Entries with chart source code
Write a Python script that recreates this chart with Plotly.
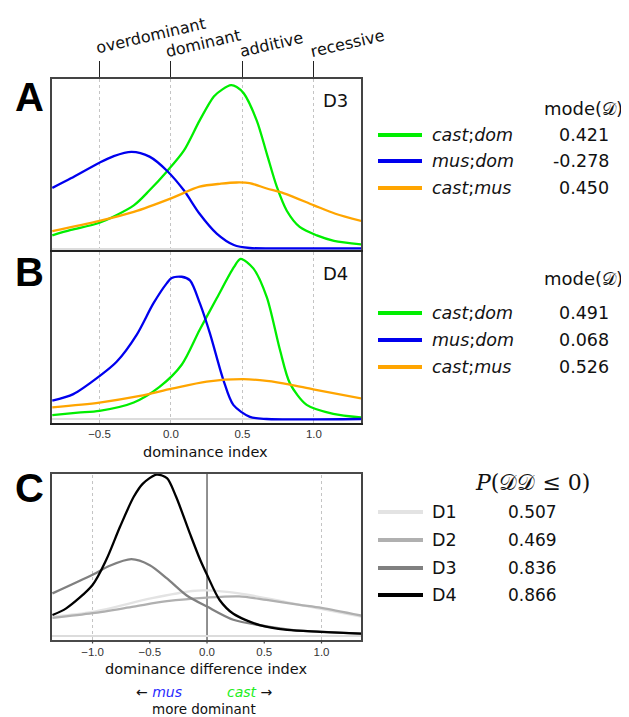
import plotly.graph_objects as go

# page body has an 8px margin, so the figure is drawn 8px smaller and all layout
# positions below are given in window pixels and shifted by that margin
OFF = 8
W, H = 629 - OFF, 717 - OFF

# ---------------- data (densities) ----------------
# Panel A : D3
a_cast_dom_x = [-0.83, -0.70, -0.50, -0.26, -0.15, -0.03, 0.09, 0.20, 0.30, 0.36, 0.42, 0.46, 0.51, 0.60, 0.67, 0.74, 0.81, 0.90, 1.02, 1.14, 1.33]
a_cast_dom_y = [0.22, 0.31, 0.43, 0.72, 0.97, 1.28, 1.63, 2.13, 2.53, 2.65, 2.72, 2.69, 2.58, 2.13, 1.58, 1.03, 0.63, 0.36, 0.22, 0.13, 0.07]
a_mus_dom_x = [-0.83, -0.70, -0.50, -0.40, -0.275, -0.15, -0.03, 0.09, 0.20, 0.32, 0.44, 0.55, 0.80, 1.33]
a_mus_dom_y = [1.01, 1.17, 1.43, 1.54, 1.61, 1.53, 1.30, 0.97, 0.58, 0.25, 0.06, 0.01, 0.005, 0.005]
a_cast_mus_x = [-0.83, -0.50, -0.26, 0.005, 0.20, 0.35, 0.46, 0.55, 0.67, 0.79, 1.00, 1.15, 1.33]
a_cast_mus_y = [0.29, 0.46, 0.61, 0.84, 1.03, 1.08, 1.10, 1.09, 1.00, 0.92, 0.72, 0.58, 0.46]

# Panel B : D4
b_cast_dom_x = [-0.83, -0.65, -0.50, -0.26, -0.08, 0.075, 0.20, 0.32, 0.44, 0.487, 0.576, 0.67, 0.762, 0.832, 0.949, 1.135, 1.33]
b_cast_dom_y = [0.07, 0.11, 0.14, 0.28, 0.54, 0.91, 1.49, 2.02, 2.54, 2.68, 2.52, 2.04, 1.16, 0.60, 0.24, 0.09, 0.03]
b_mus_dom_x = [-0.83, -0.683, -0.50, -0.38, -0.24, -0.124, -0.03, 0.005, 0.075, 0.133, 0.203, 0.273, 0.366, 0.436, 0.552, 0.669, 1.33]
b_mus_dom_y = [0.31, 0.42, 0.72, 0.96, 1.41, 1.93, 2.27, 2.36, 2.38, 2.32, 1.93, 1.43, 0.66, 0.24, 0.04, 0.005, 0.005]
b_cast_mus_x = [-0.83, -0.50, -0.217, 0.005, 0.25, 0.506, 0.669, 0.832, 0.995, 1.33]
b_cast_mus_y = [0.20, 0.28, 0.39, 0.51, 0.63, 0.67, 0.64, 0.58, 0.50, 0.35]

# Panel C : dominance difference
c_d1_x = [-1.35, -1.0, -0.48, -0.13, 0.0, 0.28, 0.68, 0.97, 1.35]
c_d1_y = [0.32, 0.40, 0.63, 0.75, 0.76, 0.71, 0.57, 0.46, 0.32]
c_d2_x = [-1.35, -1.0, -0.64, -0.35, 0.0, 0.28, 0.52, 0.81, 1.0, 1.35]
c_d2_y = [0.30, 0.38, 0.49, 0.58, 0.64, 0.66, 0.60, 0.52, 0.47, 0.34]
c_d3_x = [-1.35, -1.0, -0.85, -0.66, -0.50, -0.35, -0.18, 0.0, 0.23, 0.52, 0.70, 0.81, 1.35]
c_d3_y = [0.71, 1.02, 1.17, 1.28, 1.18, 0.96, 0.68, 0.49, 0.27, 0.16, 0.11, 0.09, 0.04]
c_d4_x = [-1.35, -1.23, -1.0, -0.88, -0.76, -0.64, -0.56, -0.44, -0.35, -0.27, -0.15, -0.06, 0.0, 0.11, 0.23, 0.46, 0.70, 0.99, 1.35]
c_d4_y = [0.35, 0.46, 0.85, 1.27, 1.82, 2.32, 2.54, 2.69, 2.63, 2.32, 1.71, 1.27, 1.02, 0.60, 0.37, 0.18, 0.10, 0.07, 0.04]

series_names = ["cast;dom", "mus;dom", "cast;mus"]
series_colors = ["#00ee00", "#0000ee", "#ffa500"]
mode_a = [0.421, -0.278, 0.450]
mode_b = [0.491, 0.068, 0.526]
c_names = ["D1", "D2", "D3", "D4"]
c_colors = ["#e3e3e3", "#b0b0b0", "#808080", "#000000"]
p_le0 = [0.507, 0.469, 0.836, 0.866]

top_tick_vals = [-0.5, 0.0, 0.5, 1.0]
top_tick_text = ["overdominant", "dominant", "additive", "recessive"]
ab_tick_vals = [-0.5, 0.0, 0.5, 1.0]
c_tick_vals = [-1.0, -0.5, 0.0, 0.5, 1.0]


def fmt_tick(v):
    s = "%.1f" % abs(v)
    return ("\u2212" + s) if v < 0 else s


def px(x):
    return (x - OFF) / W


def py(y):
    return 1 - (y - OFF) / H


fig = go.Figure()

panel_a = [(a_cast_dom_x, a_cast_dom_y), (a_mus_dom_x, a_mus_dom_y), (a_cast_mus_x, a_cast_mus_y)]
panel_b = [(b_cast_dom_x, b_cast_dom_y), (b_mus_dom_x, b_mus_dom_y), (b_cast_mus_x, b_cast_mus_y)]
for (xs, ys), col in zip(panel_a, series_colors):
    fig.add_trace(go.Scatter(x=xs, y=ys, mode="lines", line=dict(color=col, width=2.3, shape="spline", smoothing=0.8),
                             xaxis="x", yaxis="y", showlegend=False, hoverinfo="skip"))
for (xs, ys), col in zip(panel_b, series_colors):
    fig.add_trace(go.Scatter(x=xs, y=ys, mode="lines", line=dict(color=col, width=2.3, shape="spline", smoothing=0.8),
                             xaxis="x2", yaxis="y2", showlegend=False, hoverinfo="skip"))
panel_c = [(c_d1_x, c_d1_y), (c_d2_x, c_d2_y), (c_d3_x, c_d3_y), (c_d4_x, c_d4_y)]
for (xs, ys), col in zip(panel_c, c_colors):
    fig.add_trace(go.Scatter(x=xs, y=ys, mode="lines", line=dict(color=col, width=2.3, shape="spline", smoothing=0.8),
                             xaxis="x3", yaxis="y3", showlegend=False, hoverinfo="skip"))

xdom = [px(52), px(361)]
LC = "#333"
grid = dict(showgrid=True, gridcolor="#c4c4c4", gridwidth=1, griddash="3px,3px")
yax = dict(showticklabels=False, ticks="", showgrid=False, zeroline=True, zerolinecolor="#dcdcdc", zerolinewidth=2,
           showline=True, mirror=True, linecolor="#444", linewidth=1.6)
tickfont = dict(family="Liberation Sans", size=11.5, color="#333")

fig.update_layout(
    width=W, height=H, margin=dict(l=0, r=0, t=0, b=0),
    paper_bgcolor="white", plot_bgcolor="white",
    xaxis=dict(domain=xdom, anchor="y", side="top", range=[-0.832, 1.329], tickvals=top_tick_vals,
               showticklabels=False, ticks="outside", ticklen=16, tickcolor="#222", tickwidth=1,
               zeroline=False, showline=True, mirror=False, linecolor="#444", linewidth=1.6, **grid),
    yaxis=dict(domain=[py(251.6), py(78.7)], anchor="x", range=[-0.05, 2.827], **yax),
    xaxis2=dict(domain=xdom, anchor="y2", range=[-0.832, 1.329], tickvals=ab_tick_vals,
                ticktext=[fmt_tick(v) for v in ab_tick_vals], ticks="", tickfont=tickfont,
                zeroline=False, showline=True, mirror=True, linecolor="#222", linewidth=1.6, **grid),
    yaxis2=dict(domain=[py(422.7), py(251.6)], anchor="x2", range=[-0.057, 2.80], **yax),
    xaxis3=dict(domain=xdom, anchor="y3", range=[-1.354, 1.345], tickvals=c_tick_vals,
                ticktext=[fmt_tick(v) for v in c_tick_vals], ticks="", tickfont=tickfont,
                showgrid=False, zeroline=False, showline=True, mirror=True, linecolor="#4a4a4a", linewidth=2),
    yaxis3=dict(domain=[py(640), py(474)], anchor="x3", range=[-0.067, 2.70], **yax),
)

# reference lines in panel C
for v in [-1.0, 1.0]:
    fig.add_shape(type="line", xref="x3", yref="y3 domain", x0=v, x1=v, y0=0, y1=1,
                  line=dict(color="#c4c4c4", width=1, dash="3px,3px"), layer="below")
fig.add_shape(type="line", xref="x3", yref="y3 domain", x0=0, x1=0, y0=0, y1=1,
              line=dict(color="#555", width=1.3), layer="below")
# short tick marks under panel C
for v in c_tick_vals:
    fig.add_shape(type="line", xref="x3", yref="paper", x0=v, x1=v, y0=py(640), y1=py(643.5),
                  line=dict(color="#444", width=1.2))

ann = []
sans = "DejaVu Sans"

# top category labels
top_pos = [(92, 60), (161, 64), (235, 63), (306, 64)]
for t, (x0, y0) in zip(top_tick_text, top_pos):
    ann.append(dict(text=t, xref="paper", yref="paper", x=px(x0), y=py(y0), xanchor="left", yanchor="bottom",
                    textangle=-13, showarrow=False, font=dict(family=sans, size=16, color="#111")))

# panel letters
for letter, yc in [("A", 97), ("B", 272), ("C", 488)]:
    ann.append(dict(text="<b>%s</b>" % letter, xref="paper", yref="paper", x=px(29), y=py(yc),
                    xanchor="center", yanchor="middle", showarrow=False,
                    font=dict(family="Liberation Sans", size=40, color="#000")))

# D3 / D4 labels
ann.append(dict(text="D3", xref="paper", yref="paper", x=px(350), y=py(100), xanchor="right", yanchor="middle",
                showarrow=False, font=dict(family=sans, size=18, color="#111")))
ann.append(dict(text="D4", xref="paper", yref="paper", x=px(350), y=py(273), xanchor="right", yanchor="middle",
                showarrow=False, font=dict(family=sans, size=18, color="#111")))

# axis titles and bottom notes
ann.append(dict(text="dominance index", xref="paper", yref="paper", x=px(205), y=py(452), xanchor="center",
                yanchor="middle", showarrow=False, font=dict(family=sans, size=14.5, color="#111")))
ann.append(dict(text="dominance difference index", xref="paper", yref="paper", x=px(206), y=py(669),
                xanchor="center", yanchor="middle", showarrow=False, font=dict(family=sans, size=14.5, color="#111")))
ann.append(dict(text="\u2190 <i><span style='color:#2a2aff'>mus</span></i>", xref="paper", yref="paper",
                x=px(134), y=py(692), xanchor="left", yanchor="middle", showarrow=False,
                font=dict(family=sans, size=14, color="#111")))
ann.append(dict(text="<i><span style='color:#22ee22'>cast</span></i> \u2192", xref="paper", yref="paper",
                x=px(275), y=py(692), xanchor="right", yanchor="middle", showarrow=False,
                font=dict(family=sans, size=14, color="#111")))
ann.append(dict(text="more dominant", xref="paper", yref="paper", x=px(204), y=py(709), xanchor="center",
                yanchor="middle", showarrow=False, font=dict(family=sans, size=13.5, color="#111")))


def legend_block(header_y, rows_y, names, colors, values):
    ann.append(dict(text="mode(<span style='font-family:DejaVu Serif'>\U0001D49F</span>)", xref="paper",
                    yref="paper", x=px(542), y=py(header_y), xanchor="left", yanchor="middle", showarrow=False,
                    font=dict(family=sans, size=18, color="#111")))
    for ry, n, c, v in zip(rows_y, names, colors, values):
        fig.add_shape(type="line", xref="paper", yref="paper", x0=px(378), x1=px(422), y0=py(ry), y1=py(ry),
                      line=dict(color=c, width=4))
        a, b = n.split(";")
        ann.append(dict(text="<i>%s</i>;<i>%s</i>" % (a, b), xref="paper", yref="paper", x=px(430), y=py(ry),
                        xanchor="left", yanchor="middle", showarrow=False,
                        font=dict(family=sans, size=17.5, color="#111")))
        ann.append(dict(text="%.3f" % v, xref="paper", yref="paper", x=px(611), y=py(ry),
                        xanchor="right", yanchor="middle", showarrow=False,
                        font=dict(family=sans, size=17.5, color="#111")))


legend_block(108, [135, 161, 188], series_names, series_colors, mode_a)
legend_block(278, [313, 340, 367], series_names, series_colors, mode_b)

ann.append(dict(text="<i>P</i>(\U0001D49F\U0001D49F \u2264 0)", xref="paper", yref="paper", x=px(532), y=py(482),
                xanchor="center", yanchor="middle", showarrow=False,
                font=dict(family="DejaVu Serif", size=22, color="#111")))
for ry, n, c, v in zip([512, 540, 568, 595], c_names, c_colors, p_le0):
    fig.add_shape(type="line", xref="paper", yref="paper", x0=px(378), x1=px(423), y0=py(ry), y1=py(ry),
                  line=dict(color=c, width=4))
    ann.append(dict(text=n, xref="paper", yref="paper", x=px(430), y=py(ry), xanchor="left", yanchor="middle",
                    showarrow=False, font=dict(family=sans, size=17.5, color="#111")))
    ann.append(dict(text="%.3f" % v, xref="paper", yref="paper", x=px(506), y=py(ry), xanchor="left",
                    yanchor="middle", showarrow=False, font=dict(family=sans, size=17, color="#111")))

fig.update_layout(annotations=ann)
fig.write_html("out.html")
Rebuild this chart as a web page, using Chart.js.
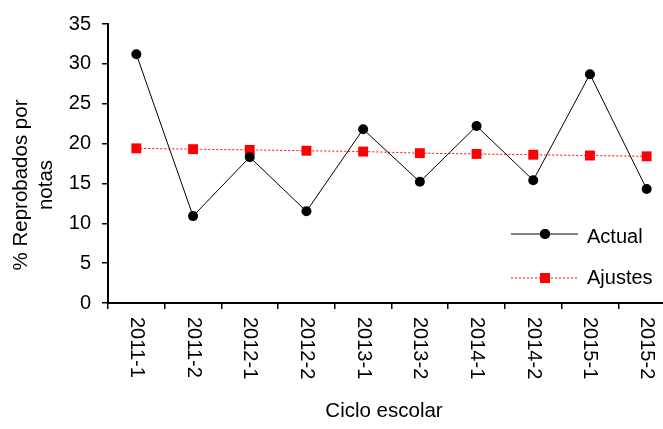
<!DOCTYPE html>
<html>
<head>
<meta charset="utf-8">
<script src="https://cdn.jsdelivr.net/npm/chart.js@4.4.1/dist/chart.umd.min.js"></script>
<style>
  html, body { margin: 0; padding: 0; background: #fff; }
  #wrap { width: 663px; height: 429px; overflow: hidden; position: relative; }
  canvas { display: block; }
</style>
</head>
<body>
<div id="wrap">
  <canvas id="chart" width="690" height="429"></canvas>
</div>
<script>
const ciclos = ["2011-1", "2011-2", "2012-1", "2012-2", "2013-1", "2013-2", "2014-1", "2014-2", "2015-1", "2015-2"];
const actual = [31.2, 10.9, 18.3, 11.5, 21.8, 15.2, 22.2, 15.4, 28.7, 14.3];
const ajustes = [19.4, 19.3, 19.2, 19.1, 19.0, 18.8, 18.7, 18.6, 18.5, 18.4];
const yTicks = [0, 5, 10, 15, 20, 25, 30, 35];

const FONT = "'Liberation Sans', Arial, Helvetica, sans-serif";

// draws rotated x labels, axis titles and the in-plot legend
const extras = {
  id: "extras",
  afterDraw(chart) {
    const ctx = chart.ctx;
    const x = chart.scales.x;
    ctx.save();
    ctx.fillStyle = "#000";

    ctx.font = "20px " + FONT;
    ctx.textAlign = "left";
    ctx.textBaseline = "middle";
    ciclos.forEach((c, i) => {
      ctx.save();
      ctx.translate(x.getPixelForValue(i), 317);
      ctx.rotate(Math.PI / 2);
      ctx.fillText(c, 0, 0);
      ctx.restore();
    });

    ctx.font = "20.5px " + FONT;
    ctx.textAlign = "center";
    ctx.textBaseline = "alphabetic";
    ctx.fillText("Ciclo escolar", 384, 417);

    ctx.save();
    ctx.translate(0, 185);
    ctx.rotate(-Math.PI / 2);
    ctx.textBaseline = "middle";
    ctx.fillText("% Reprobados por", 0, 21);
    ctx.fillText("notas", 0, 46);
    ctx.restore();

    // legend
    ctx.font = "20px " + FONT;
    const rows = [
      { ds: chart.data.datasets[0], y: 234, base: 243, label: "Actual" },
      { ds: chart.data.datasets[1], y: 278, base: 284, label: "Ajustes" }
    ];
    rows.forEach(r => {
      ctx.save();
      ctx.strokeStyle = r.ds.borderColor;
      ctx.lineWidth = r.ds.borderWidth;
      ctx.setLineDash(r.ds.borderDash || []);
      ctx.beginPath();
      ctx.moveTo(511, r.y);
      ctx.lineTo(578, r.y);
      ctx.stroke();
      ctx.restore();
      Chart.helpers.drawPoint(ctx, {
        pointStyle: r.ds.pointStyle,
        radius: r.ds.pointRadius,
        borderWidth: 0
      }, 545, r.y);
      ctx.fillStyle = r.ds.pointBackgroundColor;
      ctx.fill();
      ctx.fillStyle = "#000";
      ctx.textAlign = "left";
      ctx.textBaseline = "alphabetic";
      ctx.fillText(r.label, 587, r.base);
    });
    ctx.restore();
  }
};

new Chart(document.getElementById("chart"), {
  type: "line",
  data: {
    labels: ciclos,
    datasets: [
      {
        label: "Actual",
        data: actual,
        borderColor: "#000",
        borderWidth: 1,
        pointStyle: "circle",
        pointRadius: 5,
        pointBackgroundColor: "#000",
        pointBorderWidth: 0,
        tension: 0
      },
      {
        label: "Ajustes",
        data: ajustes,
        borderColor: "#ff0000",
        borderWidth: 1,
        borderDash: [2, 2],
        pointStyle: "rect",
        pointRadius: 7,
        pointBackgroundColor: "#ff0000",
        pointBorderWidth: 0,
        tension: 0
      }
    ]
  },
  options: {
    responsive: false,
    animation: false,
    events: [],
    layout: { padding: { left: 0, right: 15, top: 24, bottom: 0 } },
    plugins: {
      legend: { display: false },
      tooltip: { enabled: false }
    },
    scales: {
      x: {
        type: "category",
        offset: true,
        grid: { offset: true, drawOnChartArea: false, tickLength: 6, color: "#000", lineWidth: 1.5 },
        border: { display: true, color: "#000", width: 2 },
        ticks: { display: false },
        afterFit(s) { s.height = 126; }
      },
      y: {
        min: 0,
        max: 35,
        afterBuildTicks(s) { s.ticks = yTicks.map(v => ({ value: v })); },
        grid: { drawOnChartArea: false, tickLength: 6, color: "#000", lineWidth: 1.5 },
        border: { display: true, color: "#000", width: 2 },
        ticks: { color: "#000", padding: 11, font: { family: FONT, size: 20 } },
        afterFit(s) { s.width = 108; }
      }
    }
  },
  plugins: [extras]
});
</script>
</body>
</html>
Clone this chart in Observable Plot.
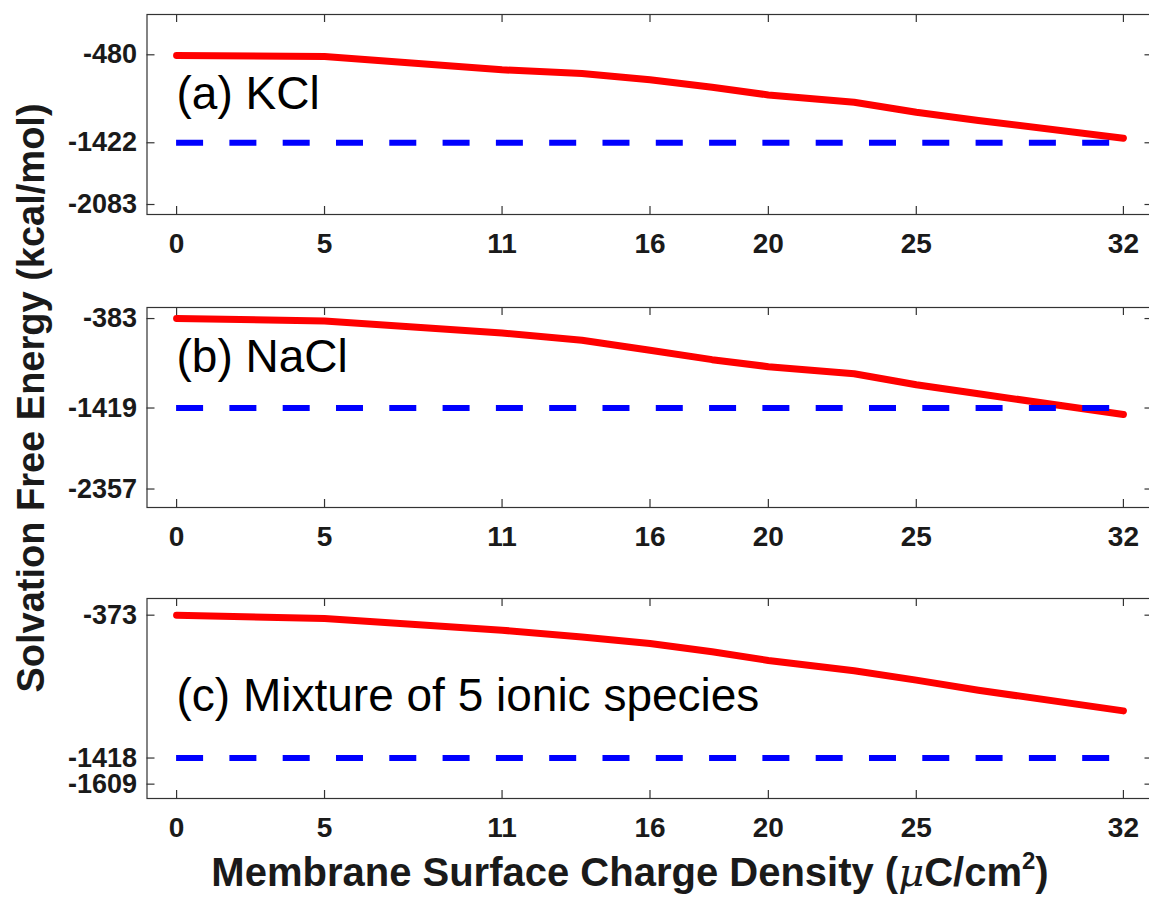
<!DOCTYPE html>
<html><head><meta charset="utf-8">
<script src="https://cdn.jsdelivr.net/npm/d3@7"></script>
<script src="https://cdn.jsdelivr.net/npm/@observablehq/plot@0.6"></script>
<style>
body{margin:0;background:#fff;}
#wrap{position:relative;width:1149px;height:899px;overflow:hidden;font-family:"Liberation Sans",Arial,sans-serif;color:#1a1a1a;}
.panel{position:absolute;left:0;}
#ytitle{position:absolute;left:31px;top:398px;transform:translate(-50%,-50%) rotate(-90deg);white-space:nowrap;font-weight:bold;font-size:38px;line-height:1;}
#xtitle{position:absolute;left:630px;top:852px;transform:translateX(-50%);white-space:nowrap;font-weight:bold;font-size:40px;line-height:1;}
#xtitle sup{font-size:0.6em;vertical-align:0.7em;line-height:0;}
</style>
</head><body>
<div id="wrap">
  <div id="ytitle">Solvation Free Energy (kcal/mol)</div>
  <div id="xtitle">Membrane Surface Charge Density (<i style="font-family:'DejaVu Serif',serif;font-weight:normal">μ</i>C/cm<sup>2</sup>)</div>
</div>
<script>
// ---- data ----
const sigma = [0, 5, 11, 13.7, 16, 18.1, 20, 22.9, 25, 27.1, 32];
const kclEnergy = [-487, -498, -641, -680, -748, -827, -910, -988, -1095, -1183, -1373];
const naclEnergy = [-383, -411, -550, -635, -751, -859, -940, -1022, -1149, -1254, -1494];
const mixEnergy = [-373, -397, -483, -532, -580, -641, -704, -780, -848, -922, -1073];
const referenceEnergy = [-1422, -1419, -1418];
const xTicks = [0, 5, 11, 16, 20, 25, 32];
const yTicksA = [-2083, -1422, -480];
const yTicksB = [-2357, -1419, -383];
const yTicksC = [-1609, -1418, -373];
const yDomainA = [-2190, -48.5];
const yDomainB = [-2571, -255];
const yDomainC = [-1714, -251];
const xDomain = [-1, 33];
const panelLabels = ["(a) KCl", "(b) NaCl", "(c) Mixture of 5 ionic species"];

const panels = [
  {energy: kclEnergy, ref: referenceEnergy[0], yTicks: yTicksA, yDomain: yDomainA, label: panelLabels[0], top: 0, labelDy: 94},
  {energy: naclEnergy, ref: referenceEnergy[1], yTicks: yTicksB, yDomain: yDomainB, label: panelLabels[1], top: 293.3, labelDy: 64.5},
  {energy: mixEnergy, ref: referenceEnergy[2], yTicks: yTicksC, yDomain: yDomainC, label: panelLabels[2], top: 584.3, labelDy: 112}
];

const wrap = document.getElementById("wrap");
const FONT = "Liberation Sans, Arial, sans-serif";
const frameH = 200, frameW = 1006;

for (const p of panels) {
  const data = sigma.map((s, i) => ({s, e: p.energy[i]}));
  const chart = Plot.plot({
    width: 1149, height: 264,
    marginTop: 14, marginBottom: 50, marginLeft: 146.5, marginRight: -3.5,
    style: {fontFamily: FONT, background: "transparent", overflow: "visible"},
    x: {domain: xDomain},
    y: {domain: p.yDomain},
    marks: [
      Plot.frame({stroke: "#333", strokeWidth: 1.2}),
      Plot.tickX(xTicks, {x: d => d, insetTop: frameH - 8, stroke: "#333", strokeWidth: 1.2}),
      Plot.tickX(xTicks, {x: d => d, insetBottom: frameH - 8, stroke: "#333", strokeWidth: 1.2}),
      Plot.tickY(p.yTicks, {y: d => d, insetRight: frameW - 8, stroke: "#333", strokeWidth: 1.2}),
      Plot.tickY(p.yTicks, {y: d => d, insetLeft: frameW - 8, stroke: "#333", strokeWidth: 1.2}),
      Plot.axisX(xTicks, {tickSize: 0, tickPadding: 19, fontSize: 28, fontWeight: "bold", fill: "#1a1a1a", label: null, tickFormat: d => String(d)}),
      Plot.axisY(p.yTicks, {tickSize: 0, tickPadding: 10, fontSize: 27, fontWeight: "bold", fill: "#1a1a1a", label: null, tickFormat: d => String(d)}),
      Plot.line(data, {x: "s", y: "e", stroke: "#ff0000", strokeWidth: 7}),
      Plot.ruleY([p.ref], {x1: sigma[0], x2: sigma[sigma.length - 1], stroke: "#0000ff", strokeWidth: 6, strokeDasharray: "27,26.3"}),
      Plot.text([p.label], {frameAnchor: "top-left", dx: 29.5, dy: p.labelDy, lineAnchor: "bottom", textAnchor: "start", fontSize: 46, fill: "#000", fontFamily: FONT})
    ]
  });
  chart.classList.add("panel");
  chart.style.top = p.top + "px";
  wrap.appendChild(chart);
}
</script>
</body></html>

• **What is required**
Only the lines from the start of the records to the line with "W, H = 629 - OFF, 717 - OFF" belong in the copy. Print them exactly, minus pictures.

• **Solution for this task**
Write a Python script that recreates this chart with Plotly.
import plotly.graph_objects as go

# page body has an 8px margin, so the figure is drawn 8px smaller and all layout
# positions below are given in window pixels and shifted by that margin
OFF = 8
W, H = 629 - OFF, 717 - OFF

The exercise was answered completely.